Mais, depuis quelques temps, la persistance des mécontentement semble précipiter la renaissance de groupuscules et le déclenchement d’échauffourées. En réponse, l’Autorité palestinienne embauche… «Alors que les effectifs des services de sécurité avaient baissé en 2008, ils sont depuis 2009 en constante augmentation: 40% des salariés de l’Autorité sont membres des forces de sécurité, pour un coût de fonctionnement représentant plus d'un tiers des dépenses du gouvernement, lequel se trouve dans l’incapacité de répondre aux besoins sociaux les plus élémentaires des Palestiniens», explique Julien Salingue.

«Les contradictions d'Oslo sont mises à nu»

Les Etats-Unis et l’Union européenne continuent à verser des millions à l’Autorité palestinienne: les premiers auraient accordé plus de 650 millions de dollars depuis 2007, la seconde a déboursé 295 millions d’euros pour différents projets en 2011. L’Union Européenne finance par exemple depuis quelques mois la création d’affiches «à la gloire des policiers». Or, même si un contrôle plus accru des finances à permis de faire baisser le clientélisme depuis quelques années, le cadre de ces services de sécurité reste «discutable», ironise sur place le consultant pour l’organisation internationale.

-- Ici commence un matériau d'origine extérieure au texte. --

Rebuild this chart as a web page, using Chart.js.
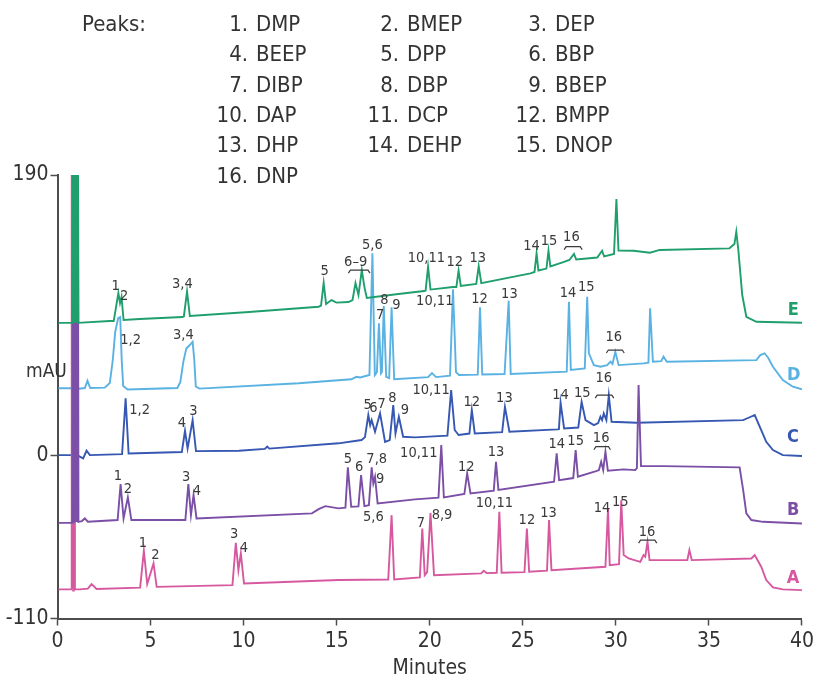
<!DOCTYPE html>
<html>
<head>
<meta charset="utf-8">
<script src="https://cdn.jsdelivr.net/npm/chart.js@4.4.1/dist/chart.umd.min.js"></script>
<style>
    html, body { margin: 0; padding: 0; background: #fff; }
    #chart-cromatograma { display: block; }
</style>
</head>
<body>
<canvas id="chart-cromatograma" width="817" height="681"></canvas>
<script>
// cromatograma.js - ftalatos, 5 condiciones (A-E)
const FONT = "'Liberation Sans Narrow', 'DejaVu Sans Condensed', 'Arial Narrow', sans-serif";

const yTicks = [190, 0, -110];
const xStep = 5;

const traceNames = ['E', 'D', 'C', 'B', 'A'];
const traceColors = ['#1f9f6c', '#5ab2e3', '#3657b2', '#7b4fa6', '#d6599f'];
const traceOrder = [0, 3, 4, 1, 2]; // E encima, luego B

const peakNames = ['DMP', 'BMEP', 'DEP', 'BEEP', 'DPP', 'BBP', 'DIBP', 'DBP', 'BBEP',
    'DAP', 'DCP', 'BMPP', 'DHP', 'DEHP', 'DNOP', 'DNP'];

// [minutos, mAU]
const traceE = [[0.05,90],[0.87,90],[0.91,300],[1.03,300],[1.07,90],[2.81,91.2],[3.02,91.2],[3.27,110.2],[3.36,103.4],[3.44,107.5],[3.55,91.9],[4.41,92.6],[6.71,93.9],[6.79,94.3],[6.96,111.2],[7.11,94.6],[10.29,97.3],[14.03,100.9],[14.16,101.7],[14.30,117.1],[14.43,102.7],[14.72,105.4],[14.99,103.7],[15.63,104.1],[15.85,105.4],[16.01,116.9],[16.17,108.8],[16.35,125.7],[16.49,114.2],[16.62,106.8],[18.31,109.5],[19.70,111.5],[19.78,111.9],[19.91,128.0],[20.04,112.5],[21.25,114.2],[21.43,114.2],[21.55,125.3],[21.67,114.9],[22.50,116.3],[22.63,128.4],[22.77,116.9],[25.41,123.5],[25.63,124.4],[25.74,137.0],[25.84,125.4],[26.27,126.7],[26.38,138.8],[26.48,128.1],[27.18,131.1],[27.50,132.5],[27.75,136.6],[27.87,132.8],[29.00,134.2],[29.26,138.8],[29.37,134.9],[29.90,136.6],[30.03,173.8],[30.14,138.9],[30.96,138.8],[31.83,137.4],[32.36,139.3],[36.10,140.4],[36.37,143.3],[36.47,151.6],[36.58,139.3],[36.79,108.8],[37.01,94.1],[37.55,90.7],[40.0,90.1]];

const traceD = [[0.05,45.7],[0.86,45.7],[0.90,300],[1.00,300],[1.04,45.2],[1.47,45.9],[1.61,50.8],[1.76,45.9],[2.54,46.2],[2.81,49.3],[2.97,64.8],[3.10,83.8],[3.26,93.2],[3.37,93.9],[3.45,64.8],[3.53,47.2],[3.77,44.9],[6.44,45.9],[6.60,50.0],[6.76,63.6],[6.92,72.6],[7.11,75.0],[7.26,77.2],[7.35,64.8],[7.43,46.9],[7.62,45.5],[12.96,49.1],[15.79,51.8],[16.06,53.5],[16.27,53.0],[16.76,54.7],[16.92,137.0],[17.05,54.7],[17.16,56.7],[17.27,89.7],[17.38,55.8],[17.43,56.7],[17.53,101.4],[17.66,53.5],[17.82,52.6],[17.95,100.5],[18.09,51.8],[19.91,53.3],[20.12,56.0],[20.34,53.3],[21.09,54.3],[21.25,112.7],[21.41,56.7],[21.57,54.7],[22.58,55.0],[22.70,100.5],[22.82,55.1],[24.02,55.4],[24.24,105.0],[24.35,55.4],[27.36,57.0],[27.48,104.3],[27.58,58.1],[28.33,59.1],[28.46,107.7],[28.55,69.4],[28.82,61.4],[29.17,60.3],[29.53,61.4],[29.71,63.7],[29.82,62.1],[29.97,70.4],[30.15,61.4],[31.49,62.6],[31.75,63.1],[31.84,99.8],[31.99,63.7],[32.44,64.1],[32.56,67.1],[32.74,63.7],[37.55,64.8],[37.76,68.2],[37.99,69.4],[38.19,66.2],[38.44,60.3],[38.97,51.3],[39.51,46.8],[40.0,45.0]];

const traceC = [[0.05,0.5],[0.86,0.5],[0.90,300],[1.00,300],[1.04,0.5],[1.38,-1.7],[1.56,3.5],[1.74,0.5],[3.47,1.2],[3.66,38.9],[3.82,1.6],[6.68,2.6],[6.85,17.0],[6.99,5.1],[7.26,24.2],[7.44,3.2],[9.75,3.5],[11.14,4.7],[11.27,6.3],[11.38,4.9],[15.10,8.5],[16.34,10.7],[16.52,12.7],[16.70,27.6],[16.80,20.8],[16.88,24.2],[17.06,16.3],[17.33,28.8],[17.60,9.5],[17.85,10.7],[18.04,34.4],[18.16,15.2],[18.34,26.5],[18.57,12.9],[19.20,12.5],[20.95,13.7],[21.15,44.5],[21.34,17.5],[21.55,14.1],[22.13,15.1],[22.26,31.0],[22.42,15.2],[23.89,16.1],[24.04,33.2],[24.28,16.3],[26.86,17.9],[26.94,18.1],[27.03,35.9],[27.22,18.6],[27.98,19.2],[28.16,36.6],[28.37,24.2],[28.82,20.8],[29.05,22.2],[29.17,26.5],[29.26,24.2],[29.35,28.8],[29.49,24.2],[29.62,41.1],[29.77,23.1],[31.13,22.4],[36.84,24.2],[37.22,26.3],[37.46,27.6],[37.81,17.5],[38.08,9.5],[38.44,3.9],[38.97,0.5],[40.0,-0.1]];

const traceB = [[0.05,-45.3],[0.85,-45.3],[0.89,300],[1.03,300],[1.07,-44.8],[1.31,-44.1],[1.47,-42.3],[1.63,-44.5],[3.23,-43.4],[3.39,-19.1],[3.55,-42.3],[3.78,-28.1],[3.97,-43.4],[6.87,-43.4],[7.03,-19.1],[7.17,-40.1],[7.31,-26.5],[7.47,-42.3],[13.67,-38.9],[14.03,-36.0],[14.39,-34.0],[15.10,-35.5],[15.47,-35.0],[15.60,-7.8],[15.78,-34.4],[16.17,-34.2],[16.31,-13.0],[16.49,-34.0],[16.73,-33.3],[16.88,-7.8],[16.97,-18.6],[17.06,-14.1],[17.20,-32.1],[19.20,-29.4],[20.47,-28.2],[20.62,7.3],[20.76,-28.1],[21.86,-25.8],[22.01,-11.8],[22.19,-25.4],[23.44,-23.5],[23.56,-4.0],[23.69,-23.1],[26.68,-17.5],[26.82,1.7],[26.95,-16.4],[27.71,-15.0],[27.84,3.9],[27.96,-14.1],[28.94,-10.3],[29.09,-9.6],[29.21,-4.0],[29.32,-9.6],[29.44,2.8],[29.57,-10.1],[30.42,-9.1],[31.04,-9.6],[31.13,-8.3],[31.22,47.9],[31.35,-6.9],[32.56,-6.9],[36.65,-7.8],[36.84,-23.1],[37.01,-38.9],[37.28,-43.4],[37.90,-44.6],[40.0,-45.7]];

const traceA = [[0.05,-90.3],[0.79,-90.3],[0.82,300],[0.85,300],[0.88,-90.3],[1.20,-90.3],[1.63,-89.8],[1.83,-86.7],[2.10,-90.0],[4.44,-89.1],[4.64,-64.2],[4.82,-86.7],[5.16,-72.7],[5.33,-88.6],[9.40,-87.4],[9.58,-58.8],[9.72,-77.3],[9.85,-66.0],[10.02,-86.3],[15.10,-84.0],[17.77,-83.6],[17.95,-40.1],[18.09,-83.6],[19.47,-82.2],[19.60,-49.1],[19.73,-80.7],[19.86,-78.6],[20.04,-38.7],[20.23,-80.7],[22.76,-79.5],[22.90,-77.7],[23.06,-79.3],[23.60,-79.1],[23.74,-37.8],[23.86,-79.1],[25.09,-78.6],[25.22,-49.1],[25.34,-78.4],[26.30,-77.6],[26.41,-43.4],[26.54,-77.3],[29.44,-75.0],[29.58,-35.5],[29.67,-73.9],[30.17,-73.2],[30.29,-30.1],[30.42,-67.1],[30.69,-69.4],[31.31,-71.7],[31.49,-67.1],[31.58,-68.2],[31.70,-58.1],[31.81,-70.5],[33.84,-70.5],[33.95,-63.7],[34.08,-70.5],[37.28,-69.4],[37.46,-67.1],[37.81,-75.0],[38.08,-84.0],[38.44,-89.0],[38.97,-90.3],[40.0,-90.8]];

// etiquetas de picos [texto, minutos, mAU]
const labelsE = [['1',3.13,114.9],['2',3.58,108.1],['3,4',6.71,116.3],['5',14.35,124.6],['6\u20139',16.02,131.3],['10,11',19.82,133.7],['12',21.34,130.7],['13',22.58,133.7],['14',25.47,141.5],['15',26.41,144.9],['16',27.61,147.9]];
const labelsD = [['1,2',3.93,78.4],['3,4',6.76,81.7],['5,6',16.92,142.7],['7',17.33,95.3],['8',17.56,105.4],['9',18.21,102.0],['10,11',20.27,104.3],['12',22.67,105.9],['13',24.28,109.5],['14',27.43,110.0],['15',28.41,114.0],['16',29.89,80.2]];
const labelsC = [['1,2',4.41,31.0],['4',6.69,22.4],['3',7.30,30.5],['5',16.66,34.4],['6',16.97,32.1],['7',17.41,35.1],['8',18.00,38.9],['9',18.66,31.0],['10,11',20.07,44.1],['12',22.26,36.6],['13',24.01,38.9],['14',27.03,41.1],['15',28.19,42.3],['16',29.35,52.4]];
const labelsB = [['1',3.25,-13.7],['2',3.78,-22.7],['3',6.91,-14.5],['4',7.49,-23.8],['5',15.60,-2.4],['6',16.21,-7.4],['7,8',17.15,-2.4],['9',17.33,-15.9],['10,11',19.41,2.1],['12',21.96,-7.8],['13',23.56,2.8],['14',26.82,8.0],['15',27.84,10.2],['16',29.21,11.8]];
const labelsA = [['1',4.59,-58.8],['2',5.26,-67.1],['3',9.49,-52.9],['4',10.02,-62.6],['5,6',16.97,-41.2],['7',19.52,-45.3],['8,9',20.66,-40.1],['10,11',23.47,-32.1],['12',25.22,-43.4],['13',26.38,-38.5],['14',29.26,-35.5],['15',30.24,-31.1],['16',31.67,-51.4]];

// barras bajo grupos [desde, hasta, mAU]
const bracketsE = [[15.63,16.79,125.7],[27.22,28.19,141.5]];
const bracketsD = [[29.49,30.45,71.6]];
const bracketsC = [[28.89,29.89,41.1]];
const bracketsB = [[28.82,29.71,6.2]];
const bracketsA = [[31.22,32.20,-57.0]];

// letra de cada traza [minutos, mAU]
const tracePos = [[39.53,98.6],[39.55,54.7],[39.52,12.7],[39.52,-36.8],[39.52,-82.7]];

const traces = [traceE, traceD, traceC, traceB, traceA];
const peakLabels = [labelsE, labelsD, labelsC, labelsB, labelsA];
const brackets = [bracketsE, bracketsD, bracketsC, bracketsB, bracketsA];

let chartCromatograma = null;

document.addEventListener('DOMContentLoaded', () => {
    renderCromatograma();
});

const textosPlugin = {
    id: 'textos',
    afterDraw(chart) {
        const ctx = chart.ctx;
        const x = chart.scales.x;
        const y = chart.scales.y;
        ctx.save();

        // leyenda de picos
        ctx.fillStyle = '#333';
        ctx.textBaseline = 'middle';
        ctx.font = `22px ${FONT}`;
        ctx.textAlign = 'left';
        ctx.fillText('Peaks:', 82, 25);
        const colDot = [248, 399, 547];
        peakNames.forEach((name, i) => {
            const cx = colDot[i % 3];
            const cy = 25 + Math.floor(i / 3) * 30.4;
            ctx.textAlign = 'right';
            ctx.fillText(`${i + 1}.`, cx, cy);
            ctx.textAlign = 'left';
            ctx.fillText(name, cx + 8, cy);
        });

        // unidad del eje
        ctx.font = `19px ${FONT}`;
        ctx.textAlign = 'left';
        ctx.fillText('mAU', 26, 372);

        // etiquetas de picos
        ctx.font = `14.5px ${FONT}`;
        ctx.textAlign = 'center';
        ctx.fillStyle = '#3a3a3a';
        peakLabels.forEach(lista => {
            lista.forEach(([txt, t, v]) => {
                ctx.fillText(txt, x.getPixelForValue(t), y.getPixelForValue(v));
            });
        });

        ctx.strokeStyle = '#3a3a3a';
        ctx.lineWidth = 1.2;
        brackets.forEach(lista => {
            lista.forEach(([t1, t2, v]) => {
                const x1 = x.getPixelForValue(t1);
                const x2 = x.getPixelForValue(t2);
                const py = y.getPixelForValue(v);
                ctx.beginPath();
                ctx.moveTo(x1, py + 3);
                ctx.lineTo(x1 + 2, py);
                ctx.lineTo(x2 - 2, py);
                ctx.lineTo(x2, py + 3);
                ctx.stroke();
            });
        });

        // letras A-E
        ctx.font = `bold 18px ${FONT}`;
        traceNames.forEach((n, i) => {
            ctx.fillStyle = traceColors[i];
            ctx.fillText(n, x.getPixelForValue(tracePos[i][0]), y.getPixelForValue(tracePos[i][1]));
        });
        ctx.restore();
    }
};

function renderCromatograma() {
    const ctx = document.getElementById('chart-cromatograma');
    if (!ctx) return;
    if (chartCromatograma) chartCromatograma.destroy();

    const ejeGrid = { drawOnChartArea: false, drawTicks: true, tickLength: 7, color: '#4d4d4d', tickWidth: 1.5 };
    const ejeBorde = { display: true, color: '#4d4d4d', width: 2 };

    chartCromatograma = new Chart(ctx, {
        type: 'line',
        data: {
            datasets: traces.map((tr, i) => ({
                label: traceNames[i],
                data: tr.map(p => ({ x: p[0], y: p[1] })),
                borderColor: traceColors[i],
                borderWidth: 1.9,
                pointRadius: 0,
                tension: 0,
                order: traceOrder[i],
                fill: false,
                // pico del disolvente, fuera de escala: trazo grueso
                segment: {
                    borderWidth: s => (s.p0.parsed.y > 190 || s.p1.parsed.y > 190) ? 4 : undefined
                }
            }))
        },
        options: {
            responsive: false,
            animation: false,
            layout: { padding: { top: 175, right: 11, bottom: 0, left: 0 } },
            plugins: { legend: { display: false }, tooltip: { enabled: false } },
            scales: {
                x: {
                    type: 'linear', min: 0, max: 40,
                    ticks: { stepSize: xStep, color: '#333', font: { family: FONT, size: 21 }, padding: 3, maxRotation: 0, autoSkip: false },
                    grid: ejeGrid,
                    border: ejeBorde,
                    title: { display: true, text: 'Minutes', color: '#333', font: { family: FONT, size: 21 }, padding: { top: 0, bottom: 0 } },
                    afterFit: s => { s.height = 62.5; }
                },
                y: {
                    type: 'linear', min: -110, max: 190,
                    afterBuildTicks: s => { s.ticks = yTicks.map(v => ({ value: v })); },
                    ticks: { color: '#333', font: { family: FONT, size: 21 }, padding: 2 },
                    grid: ejeGrid,
                    border: ejeBorde,
                    afterFit: s => { s.width = 57.5; }
                }
            }
        },
        plugins: [textosPlugin]
    });
}
</script>
</body>
</html>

En matière de sécurité, Mahmoud Abbas a donc les mains liées entre Israël, la division politique et territoriale de la Palestine et un appareil sécuritaire on ne peut plus obscur hérité de Yasser Arafat. Mais «ce sont en réalité des contradictions d’Oslo qui sont ainsi mises à nu: nul ne peut prétendre construire une structure étatique légitime dans une société sans souveraineté», conclut Julien Salingue.

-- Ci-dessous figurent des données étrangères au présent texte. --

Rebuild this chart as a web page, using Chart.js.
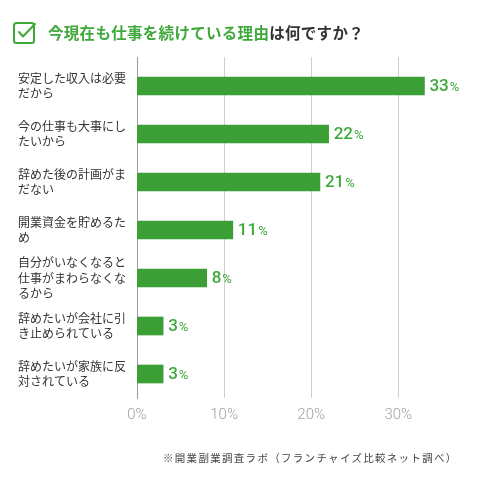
<!DOCTYPE html>
<html>
<head>
<meta charset="utf-8">
<script src="https://cdn.jsdelivr.net/npm/chart.js@4"></script>
<style>
  body { margin: 0; background: #fff; }
  #wrap { position: relative; width: 479px; height: 490px; }
  #grafico { position: absolute; left: 0; top: 0; }
  #titulo {
    position: absolute; left: 13px; top: 20px; height: 24px;
    display: flex; align-items: center;
    font-family: "Noto Sans CJK JP", sans-serif; font-weight: bold; font-size: 15.5px;
    color: #333; letter-spacing: 0.3px;
  }
  #titulo svg { margin-right: 11px; }
  #titulo .verde { color: #3ea83a; }
  #fonte {
    position: absolute; left: 163px; top: 450px;
    font-family: "Noto Sans CJK JP", sans-serif; font-size: 10.5px; color: #444;
    letter-spacing: 1.3px;
  }
</style>
</head>
<body>
<div id="wrap">
  <canvas id="grafico" width="479" height="490"></canvas>
  <div id="titulo">
    <svg width="24" height="24" viewBox="0 0 24 24">
      <rect x="1" y="3" width="20" height="20" rx="2.5" fill="none" stroke="#3ea83a" stroke-width="2"/>
      <polyline points="6,12 10,16.5 22,4" fill="none" stroke="#3ea83a" stroke-width="2" stroke-linecap="round" stroke-linejoin="round"/>
    </svg>
    <span><span class="verde">今現在も仕事を続けている理由</span>は何ですか？</span>
  </div>
  <div id="fonte">※開業副業調査ラボ（フランチャイズ比較ネット調べ）</div>
</div>
<script>
const categorias = [
  ["安定した収入は必要", "だから"],
  ["今の仕事も大事にし", "たいから"],
  ["辞めた後の計画がま", "だない"],
  ["開業資金を貯めるた", "め"],
  ["自分がいなくなると", "仕事がまわらなくな", "るから"],
  ["辞めたいが会社に引", "き止められている"],
  ["辞めたいが家族に反", "対されている"]
];
const valores = [33, 22, 21, 11, 8, 3, 3];
const ticksX = [0, 10, 20, 30];

const verde = "#3b9f35";

// rótulos de valor no fim das barras
const rotulos = {
  id: "rotulos",
  afterDatasetsDraw(chart) {
    const ctx = chart.ctx;
    const meta = chart.getDatasetMeta(0);
    ctx.save();
    ctx.fillStyle = "#3ea83a";
    ctx.textBaseline = "middle";
    meta.data.forEach((bar, i) => {
      const num = String(valores[i]);
      let x = bar.x + 5;
      ctx.font = "500 17px Roboto";
      ctx.fillText(num, x, bar.y + 1);
      x += ctx.measureText(num).width + 1;
      ctx.font = "400 13px Roboto";
      ctx.fillText("%", x, bar.y + 2);
    });
    ctx.restore();
  }
};

// grade um pouco acima da área
const gradeTopo = {
  id: "gradeTopo",
  beforeDatasetsDraw(chart) {
    const ctx = chart.ctx;
    const sx = chart.scales.x;
    const top = chart.chartArea.top;
    ctx.save();
    ctx.lineWidth = 1;
    sx.ticks.forEach(t => {
      const x = Math.round(sx.getPixelForValue(t.value)) + 0.5;
      ctx.strokeStyle = t.value === 0 ? "#999" : "#d0d0d0";
      ctx.beginPath();
      ctx.moveTo(x, top - 5);
      ctx.lineTo(x, top);
      ctx.stroke();
    });
    ctx.restore();
  }
};

const grafico = new Chart(document.getElementById("grafico"), {
  type: "bar",
  data: {
    labels: categorias,
    datasets: [{
      data: valores,
      backgroundColor: verde,
      barThickness: 18
    }]
  },
  options: {
    indexAxis: "y",
    responsive: false,
    animation: false,
    layout: { padding: { left: 18, right: 11, top: 62, bottom: 62 } },
    plugins: { legend: { display: false }, tooltip: { enabled: false } },
    scales: {
      x: {
        min: 0,
        max: 38,
        afterBuildTicks: s => { s.ticks = ticksX.map(v => ({ value: v })); },
        afterFit: s => { s.height = 30; },
        grid: { color: "#d0d0d0", drawTicks: false },
        border: { display: false },
        ticks: {
          padding: 8,
          color: "#a0a0a0",
          font: { family: "Roboto", size: 15, weight: 300 },
          callback: v => v + "%"
        }
      },
      y: {
        afterFit: s => { s.width = 119; },
        grid: { display: false },
        border: { display: true, color: "#999", width: 1 },
        ticks: {
          autoSkip: false,
          crossAlign: "far",
          color: "#333",
          font: { family: "Noto Sans CJK JP", size: 12, lineHeight: 1.3 }
        }
      }
    }
  },
  plugins: [gradeTopo, rotulos]
});
</script>
</body>
</html>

C’est en effet à mesure que l’Etat se construit qu’il peut faire la démonstration de sa stabilité et de sa sûreté en instaurant des services de sécurité légitimes. Si l’on regarde le cas d’Israël, l’armée actuelle est d'ailleurs en réalité la fusion des différents groupes armés, auparavant considérés comme terroristes par les colons britanniques, qui ont participé à la construction de l’Etat.